College football, women’s basketball players land most endorsements

The revenue floodgates started to swing open for college athletes last summer when the NCAA began to let student athletes profit off theirname, image and likeness (NIL) — and some of the biggest winners, as expected, are college football players.

An estimated 47.1% of NIL deals so far belong to football players, according to six months of data collected by Opendorse, a software company that provides a platform for athletes and their endorsement deals.

Women’s basketball, with 27.3% of NIL deals, ranks second.

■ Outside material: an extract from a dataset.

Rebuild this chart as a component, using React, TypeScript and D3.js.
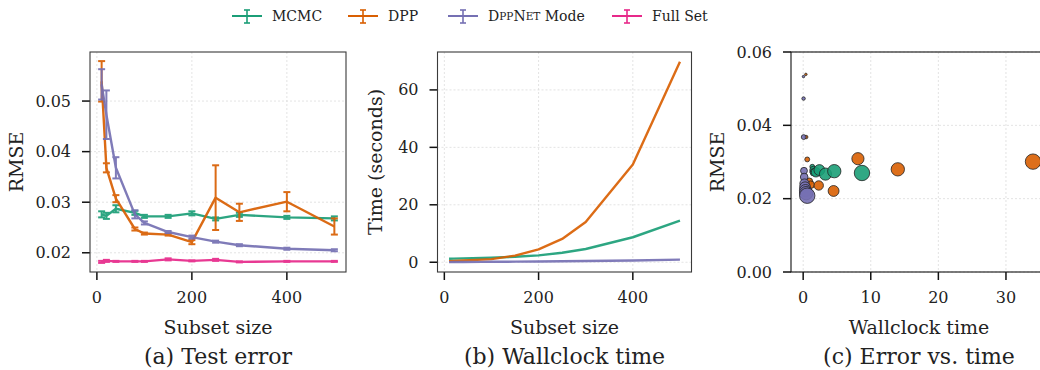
import { useEffect } from 'react';
import * as d3 from 'd3';

// subset sizes used in every run
const sizes = [10, 20, 40, 80, 100, 150, 200, 250, 300, 400, 500];
// the scatter panel only shows runs up to this subset size
const scatterMaxSize = 400;

const mcmcRmse = [0.0276, 0.0273, 0.0287, 0.0279, 0.0272, 0.0272, 0.0278, 0.0267, 0.0275, 0.027, 0.0268];
const mcmcErr = [0.0006, 0.0006, 0.0007, 0.0004, 0.0003, 0.0003, 0.0004, 0.0003, 0.0004, 0.0003, 0.0004];
const dppRmse = [0.0539, 0.0368, 0.0307, 0.0247, 0.0238, 0.0236, 0.0221, 0.0309, 0.028, 0.0301, 0.0252];
const dppErr = [0.004, 0.0009, 0.0007, 0.0003, 0.0002, 0.0002, 0.0004, 0.0064, 0.0017, 0.0019, 0.0016];
const netRmse = [0.0533, 0.0473, 0.0368, 0.0276, 0.0259, 0.0241, 0.0231, 0.0222, 0.0215, 0.0208, 0.0205];
const netErr = [0.003, 0.0048, 0.0021, 0.0008, 0.0003, 0.0002, 0.0003, 0.0002, 0.0002, 0.0002, 0.0002];
const fullRmse = [0.0182, 0.0184, 0.0183, 0.0183, 0.0183, 0.0187, 0.0184, 0.0186, 0.0182, 0.0183, 0.0183];
const fullErr = [0.0002, 0.0002, 0.0001, 0.0001, 0.0001, 0.0002, 0.0001, 0.0002, 0.0001, 0.0001, 0.0001];

// wallclock time (seconds)
const mcmcTime = [1.2, 1.25, 1.35, 1.5, 1.6, 1.9, 2.4, 3.3, 4.6, 8.7, 14.5];
const dppTime = [0.4, 0.45, 0.6, 0.9, 1.1, 2.3, 4.5, 8.1, 14.0, 34.0, 69.8];
const netTime = [0.05, 0.06, 0.08, 0.12, 0.15, 0.2, 0.28, 0.35, 0.45, 0.6, 0.9];

const sizeTicks = [0, 200, 400];
const rmseTicksA = [0.02, 0.03, 0.04, 0.05];
const timeTicks = [0, 20, 40, 60];
const wallTicks = [0, 10, 20, 30];
const rmseTicksC = [0, 0.02, 0.04, 0.06];

const GREEN = '#1b9e77';
const ORANGE = '#d95f02';
const PURPLE = '#7570b3';
const PINK = '#e7298a';

const FONT = '"DejaVu Serif", serif';

const seriesA = [
  { name: 'MCMC', color: GREEN, rmse: mcmcRmse, err: mcmcErr },
  { name: 'DPP', color: ORANGE, rmse: dppRmse, err: dppErr },
  { name: 'DppNet', color: PURPLE, rmse: netRmse, err: netErr },
  { name: 'Full Set', color: PINK, rmse: fullRmse, err: fullErr },
];
const seriesB = [
  { color: GREEN, time: mcmcTime, rmse: mcmcRmse },
  { color: ORANGE, time: dppTime, rmse: dppRmse },
  { color: PURPLE, time: netTime, rmse: netRmse },
];

const TOP = 52;
const BOTTOM = 272;

function Frame({ x0, x1, xs, ys, xTicks, yTicks, yFmt, xFmt, ylabel, ylabelX, xlabel, title, dark }: any) {
  const sc = dark ? '#111' : '#3a3a3a';
  return (
    <g>
      {xTicks.map((t: number) => (
        <line key={'gx' + t} x1={xs(t)} x2={xs(t)} y1={TOP} y2={BOTTOM} stroke="#dcdcdc" strokeWidth={0.8} strokeDasharray="2,2" />
      ))}
      {yTicks.map((t: number) => (
        <line key={'gy' + t} x1={x0} x2={x1} y1={ys(t)} y2={ys(t)} stroke="#dcdcdc" strokeWidth={0.8} strokeDasharray="2,2" />
      ))}
      {xTicks.map((t: number) => (
        <g key={'tx' + t}>
          <line x1={xs(t)} x2={xs(t)} y1={BOTTOM} y2={BOTTOM + 8} stroke="#111" strokeWidth={1.5} />
          <text x={xs(t)} y={303} textAnchor="middle" fontSize={16} fontFamily={FONT} fill="#222">{xFmt(t)}</text>
        </g>
      ))}
      {yTicks.map((t: number) => (
        <g key={'ty' + t}>
          <line x1={x0 - 8} x2={x0} y1={ys(t)} y2={ys(t)} stroke="#111" strokeWidth={1.5} />
          <text x={x0 - 19} y={ys(t) + 5.5} textAnchor="end" fontSize={16} fontFamily={FONT} fill="#222">{yFmt(t)}</text>
        </g>
      ))}
      <text transform={`translate(${ylabelX},${(TOP + BOTTOM) / 2}) rotate(-90)`} textAnchor="middle" dominantBaseline="central" fontSize={19} fontFamily={FONT} fill="#222">{ylabel}</text>
      <text x={(x0 + x1) / 2} y={334} textAnchor="middle" fontSize={19} fontFamily={FONT} fill="#222">{xlabel}</text>
      <text x={(x0 + x1) / 2} y={364} textAnchor="middle" fontSize={22} fontFamily={FONT} fill="#222">{title}</text>
      <rect x={x0} y={TOP} width={x1 - x0} height={BOTTOM - TOP} fill="none" stroke={sc} strokeWidth={1.1} />
    </g>
  );
}

function NetLabel({ x, y }: any) {
  return (
    <text x={x} y={y} fontSize={14} fontFamily={FONT} fill="#222" dominantBaseline="central">
      D<tspan fontSize={10.5}>PP</tspan>N<tspan fontSize={10.5}>ET</tspan> Mode
    </text>
  );
}

export default function App() {
  useEffect(() => {
    document.body.style.margin = '0';
  }, []);

  // panel (a)
  const ax0 = 90, ax1 = 346;
  const xA = d3.scaleLinear().domain([-14.5, 524.5]).range([ax0, ax1]);
  const yA = d3.scaleLinear().domain([0.0162, 0.0597]).range([BOTTOM, TOP]);
  // panel (b)
  const bx0 = 437.5, bx1 = 691.5;
  const xB = d3.scaleLinear().domain([-14.5, 524.5]).range([bx0, bx1]);
  const yB = d3.scaleLinear().domain([-3.4, 73.2]).range([BOTTOM, TOP]);
  // panel (c)
  const cx0 = 791, cx1 = 1047;
  const xC = d3.scaleLinear().domain([-1.8, 36.07]).range([cx0, cx1]);
  const yC = d3.scaleLinear().domain([0, 0.06]).range([BOTTOM, TOP]);
  const rC = d3.scaleSqrt().domain([0, 400]).range([0, 7.7]);

  const lineA = d3.line<number>().x((_, i) => xA(sizes[i])).y((d) => yA(d));
  const fmt2 = d3.format('.2f');
  const fmt0 = d3.format('d');

  const legendItems = [
    { color: GREEN, x: 232, label: 'MCMC' },
    { color: ORANGE, x: 348, label: 'DPP' },
    { color: PURPLE, x: 448, label: null },
    { color: PINK, x: 612, label: 'Full Set' },
  ];

  return (
    <svg width={1040} height={370} style={{ position: 'absolute', left: 0, top: 0, background: '#fff' }}>
      <defs>
        <clipPath id="clipC">
          <rect x={cx0} y={TOP} width={cx1 - cx0} height={BOTTOM - TOP} />
        </clipPath>
      </defs>

      {/* legend */}
      {legendItems.map((l, i) => (
        <g key={i}>
          <line x1={l.x} x2={l.x + 30} y1={16} y2={16} stroke={l.color} strokeWidth={2} />
          <line x1={l.x + 15} x2={l.x + 15} y1={10} y2={23} stroke={l.color} strokeWidth={1.6} />
          <line x1={l.x + 12} x2={l.x + 18} y1={10} y2={10} stroke={l.color} strokeWidth={1.6} />
          <line x1={l.x + 12} x2={l.x + 18} y1={23} y2={23} stroke={l.color} strokeWidth={1.6} />
          {l.label ? (
            <text x={l.x + 40} y={16} fontSize={14} fontFamily={FONT} fill="#222" dominantBaseline="central">{l.label}</text>
          ) : (
            <NetLabel x={l.x + 40} y={16} />
          )}
        </g>
      ))}

      {/* (a) test error */}
      <Frame x0={ax0} x1={ax1} xs={xA} ys={yA} xTicks={sizeTicks} yTicks={rmseTicksA} xFmt={fmt0} yFmt={fmt2}
        ylabel="RMSE" ylabelX={16} xlabel="Subset size" title="(a) Test error" />
      {seriesA.map((s) => (
        <g key={s.name} opacity={0.92}>
          <path d={lineA(s.rmse) || ''} fill="none" stroke={s.color} strokeWidth={2.4} strokeLinejoin="round" />
          {s.rmse.map((v, i) => {
            const x = xA(sizes[i]);
            const lo = yA(v - s.err[i]);
            const hi = yA(v + s.err[i]);
            return (
              <g key={i} stroke={s.color} strokeWidth={2}>
                <line x1={x} x2={x} y1={lo} y2={hi} />
                <line x1={x - 3.5} x2={x + 3.5} y1={lo} y2={lo} />
                <line x1={x - 3.5} x2={x + 3.5} y1={hi} y2={hi} />
              </g>
            );
          })}
        </g>
      ))}

      {/* (b) wallclock time */}
      <Frame x0={bx0} x1={bx1} xs={xB} ys={yB} xTicks={sizeTicks} yTicks={timeTicks} xFmt={fmt0} yFmt={fmt0}
        ylabel="Time (seconds)" ylabelX={375} xlabel="Subset size" title="(b) Wallclock time" />
      {seriesB.map((s, k) => {
        const ln = d3.line<number>().x((_, i) => xB(sizes[i])).y((d) => yB(d));
        return <path key={k} d={ln(s.time) || ''} fill="none" stroke={s.color} strokeWidth={2.4} strokeLinejoin="round" opacity={0.92} />;
      })}

      {/* (c) error vs time */}
      <Frame x0={cx0} x1={cx1} xs={xC} ys={yC} xTicks={wallTicks} yTicks={rmseTicksC} xFmt={fmt0} yFmt={fmt2}
        ylabel="RMSE" ylabelX={717} xlabel="Wallclock time" title="(c) Error vs. time" dark />
      <g clipPath="url(#clipC)">
        {seriesB.map((s, k) => (
          <g key={k}>
            {s.time.map((t, i) =>
              sizes[i] <= scatterMaxSize ? (
                <circle key={i} cx={xC(t)} cy={yC(s.rmse[i])} r={rC(sizes[i])} fill={s.color} fillOpacity={0.9} stroke="#222" strokeWidth={0.8} />
              ) : null
            )}
          </g>
        ))}
      </g>
    </svg>
  );
}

Men’s basketball is next, with 15.6% of the deals.

The remaining NIL deals are divided among women’s volleyball (2.4%), baseball (1.1%), men’s track and field (0.7%), women’s gymnastics (0.6%), women’s track and field (0.6%), women’s swimming and diving ( 0.5%) and softball (0.4%).

Haley (in orange shoes) and Hanna Cavinder are star basketball players for Fresno State University, and they have cashed in with the NCAA's new NIL policy as they have sponsorship deals with the WWE and several other businesses.

This data is based off transactions facilitated by Opendorse Desk — so it does not provide a complete picture and doesn’t account for the nuances that vary by sport. However, it does provide an early snapshot of how — and which — student athletes will benefit from the new policy..

Women athletes seem to be relatively big winners — a sharp contrast from early criticisms that allowing athletes to profit from endorsements would further widen the gap between male and female athletes.

One of the biggest examples to contradict that claim is Paige Bueckers, the star University of Connecticut guard who signed two major endorsement deals, including with Gatorade. She also signed a deal with StockX, an online marketplace and clothing reseller. Bueckers is on track to make her return to the court after being out for two months following knee surgery in December.

Connecticut guard Paige Bueckers plays against Butler during the first quarter of an NCAA college basketball game in Indianapolis, Saturday, Feb.  27, 2021.

Just one day before the NIL era began, Rutgers Athletics announced the launch of R Edge, an educational platform powered by Opendorse Ready. The platform aimed to assist Scarlet Knights student-athletes with the management and development of their NIL deals.

“The R Edge program is a major step in helping our student-athletes maximize their potential,” said Rutgers Athletic Director Pat Hobbs in a statement at the time. “We make every effort to prepare our student-athletes for success in the classroom and in competition. In this fast-changing landscape, we also want to do everything we can to prepare them to take advantage of these new opportunities.”